In 1148, Gorodets Ostersky hosted a princely congress, at the conclusion of which it was decided to attack Yuri Dolgoruky during the winter of 1149 and punish him for his oppression of the Novgorodians. Rostislav Yuryevich took part in this congress, but he didn't participate in the military campaign against his own father. Upon Izyaslav Mstislavich's return, the Kievan boyars informed him that during his absence Rostislav had been conspiring against him together with the citizens of Kiev and the Berendeis. Izyaslav believed the report despite Rostislav's denial and deported him and his druzhina back to Yuri Dolgoruky. Upon his arrival, Rostislav told his father that the whole Kievan region and Chernye Klobuki had been unhappy with Izyaslav Mstislavich and wanted to see Yuri Dolgoruky as their ruler. The latter was very angry with Rostislav's expulsion from Gorodets-Ostersky and organized a military campaign against the grand prince, defeating him at Pereyaslavl and ousting him from Kiev. Yuri Dolgoruky installed Rostislav in Pereyaslavl, where the latter would rule until his death.

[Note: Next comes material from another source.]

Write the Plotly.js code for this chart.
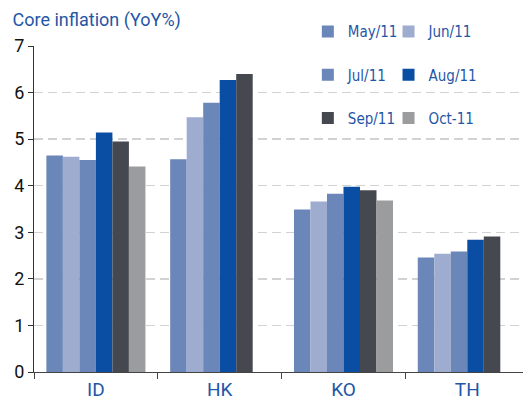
<!DOCTYPE html>
<html>
<head>
<meta charset="utf-8">
<script src="https://cdn.plot.ly/plotly-3.0.1.min.js"></script>
<style>
  html, body { margin: 0; padding: 0; background: #fff; }
  #chart { width: 523px; height: 417px; }
</style>
</head>
<body>
<div id="chart"></div>
<script>
const countries = ['ID', 'HK', 'KO', 'TH'];
const months = ['May/11', 'Jun/11', 'Jul/11', 'Aug/11', 'Sep/11', 'Oct-11'];

const may11 = [4.65, 4.57, 3.49, 2.46];
const jun11 = [4.62, 5.47, 3.66, 2.54];
const jul11 = [4.55, 5.78, 3.83, 2.59];
const aug11 = [5.14, 6.27, 3.98, 2.84];
const sep11 = [4.95, 6.40, 3.90, 2.91];
const oct11 = [4.41, null, 3.68, null];

const seriesValues = [may11, jun11, jul11, aug11, sep11, oct11];
const COLORS = ['#6b86b8', '#9eaccf', '#6b86b8', '#0a4ea3', '#45494f', '#9b9c9e'];

const FONT = 'Roboto, "Liberation Sans", sans-serif';
const LEGEND_FONT = '"DejaVu Sans Condensed", Roboto, sans-serif';
const BLUE = '#1f56a6';

// one legend per entry so the 2x3 grid can be placed freely
const legendIds = months.map((m, i) => (i === 0 ? 'legend' : 'legend' + (i + 1)));

const traces = seriesValues.map((vals, i) => ({
    x: countries,
    y: vals,
    type: 'bar',
    name: months[i],
    legend: legendIds[i],
    marker: { color: COLORS[i], line: { width: 0 } },
    hoverinfo: 'skip'
}));

const colX = [0.56, 0.725];
const rowY = [1.044, 0.911, 0.778];

const layout = {
    width: 523,
    height: 417,
    margin: { t: 46, r: 0, b: 45, l: 34, autoexpand: false },
    paper_bgcolor: '#fff',
    plot_bgcolor: '#fff',
    font: { family: FONT, color: '#111' },
    title: {
        text: 'Core inflation (YoY%)',
        font: { family: FONT, size: 18, color: BLUE },
        x: 0.024, xanchor: 'left',
        y: 0.952, yanchor: 'middle'
    },
    barmode: 'group',
    bargap: 0.2,
    bargroupgap: 0,
    xaxis: {
        type: 'category',
        range: [-0.5, 3.45],
        showline: true,
        linecolor: '#444',
        linewidth: 1,
        ticks: 'outside',
        tickson: 'boundaries',
        ticklen: 6,
        tickcolor: '#444',
        tickfont: { family: FONT, size: 19, color: BLUE },
        showgrid: false,
        fixedrange: true
    },
    yaxis: {
        range: [0, 7],
        tickvals: [0, 1, 2, 3, 4, 5, 6, 7],
        showline: true,
        linecolor: '#333',
        linewidth: 1,
        ticks: 'outside',
        ticklen: 5,
        tickcolor: '#333',
        tickfont: { family: FONT, size: 18, color: '#111' },
        showgrid: true,
        gridcolor: '#d2d2d2',
        gridwidth: 1.5,
        griddash: '9px,5px',
        zeroline: false,
        fixedrange: true
    },
    shapes: [{
        type: 'rect',
        xref: 'paper', yref: 'paper',
        x0: 0.585, x1: 0.88, y0: 0.696, y1: 1.1,
        fillcolor: '#fff',
        line: { width: 0 },
        layer: 'between'
    }],
    showlegend: true
};

legendIds.forEach((id, i) => {
    layout[id] = {
        xanchor: 'left',
        yanchor: 'middle',
        x: colX[i % 2],
        y: rowY[Math.floor(i / 2)],
        bgcolor: 'rgba(0,0,0,0)',
        itemwidth: 30,
        font: { family: LEGEND_FONT, size: 15, color: BLUE }
    };
});

Plotly.newPlot('chart', traces, layout, { displayModeBar: false, staticPlot: true });
</script>
</body>
</html>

In 1150, Rostislav took part in his father's new military campaign against Izyaslav Mstislavich and opposed signing a peace treaty with the latter. Despite this, the peace treaty was signed at the insistence of Andrei Bogolyubsky. Izyaslav renounced his right for the Kievan throne in favor of his brother Vyacheslav Mstislavich. Soon, however, Izyaslav violated the peace treaty and captured Kiev. His son Mstislav wanted to take Pereyaslavl away from Rostislav Yuryevich. With the help of his brother Andrei and the Torks, Rostislav defeated Mstislav's allies, and the latter dismissed the idea of attacking Pereyaslavl.

Rostislav Yuryevich died in 1151 and was interred by his brothers Andrei, Gleb, and Mstislav at Saint Michael's Church in Pereyaslavl next to his uncles Andrei Vladimirovich and Svyatoslav Vladimirovich.